Once I had the data, all that was required was a quick PHP script to process the file into the nVault format.

The nVault Format

Unfortunately, the only editors that existed for nVault, prior to my exploits later mentioned, were GUI editors that only ran on Windows. None of them are at all useful for creating new vault files, except for if you wish to spend a great deal of time manually entering entries.

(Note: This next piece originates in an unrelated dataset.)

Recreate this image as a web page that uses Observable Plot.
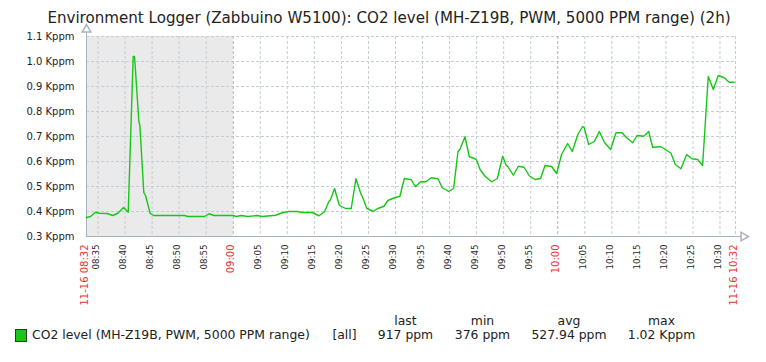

Thus, I had to write my own handler for the format. To do this, I had to decode the format using a hex editor and the source code for the module that AMXX itself uses to work with the format.

The Chase – Cut to it.

If you’re uninterested in the details of how I decoded the format, and simply want to know how to work with it, you can read the wiki article I wrote for AlliedMods.net on the subject.

AMXModX’s Way

AMXX’s module for working with nVault can be found in its Mercurial repository; the two files of interest are NVault.cpp and NVault.h. The rest is just supplementary code.

The important part of NVault.h can be found from line 10 to line 23. The #defines specify two important constants, and the remainder is a vague explanation of how the format comes together.

NVault.cpp is where the “magic” happens. It is here that we can see how the files are written and read by AMXX, so that we can translate that to a higher language (in this case, I rewrote it in PHP).

To begin to understand how the format comes together, one can simply read the NVault::_ReadFromFile() method starting at line 62.

The important variables to keep in mind are initialized at line 77 and on. These are important because nVault is essentially a crude dump of the program’s memory into a file. Because of this, the endianness of each variable must be taken into account.

The method starts by opening a file handle to the vault, and initializing its BinaryReader object. The BinaryReader class simply handles the reading in of the different variable types.

Next, it initializes a few important variables, which it will store each entry of the vault in as it reads.

The “magic” of the file is then checked, to ensure that what is being read in is indeed an nVault file. This is a common trick used in proprietary formats, where the file begins with a string of characters indicating the file format. In the case of nVault, the string is “nVLT” in ASCII, stored as a UInt32 (4 bytes). Keep this in mind for when we go to read the file in using another language, as the magic actually provides us a way to determine the endianness of the system which wrote the vault.

Next, the version of nVault used to write the file is checked, which is stored as a UInt16 (2 bytes). Because there is no standard for the file, beyond the files we’re reading, it’s best to assume that any future or past version will not be compatible with any other.

Lastly, before the main loop, is a count of the entries in the vault, stored as an Int32. This number isn’t all that important, as there isn’t any footer, and we can therefore just loop until we hit the EOF, but the way that the module is written uses the number to iterate until the end.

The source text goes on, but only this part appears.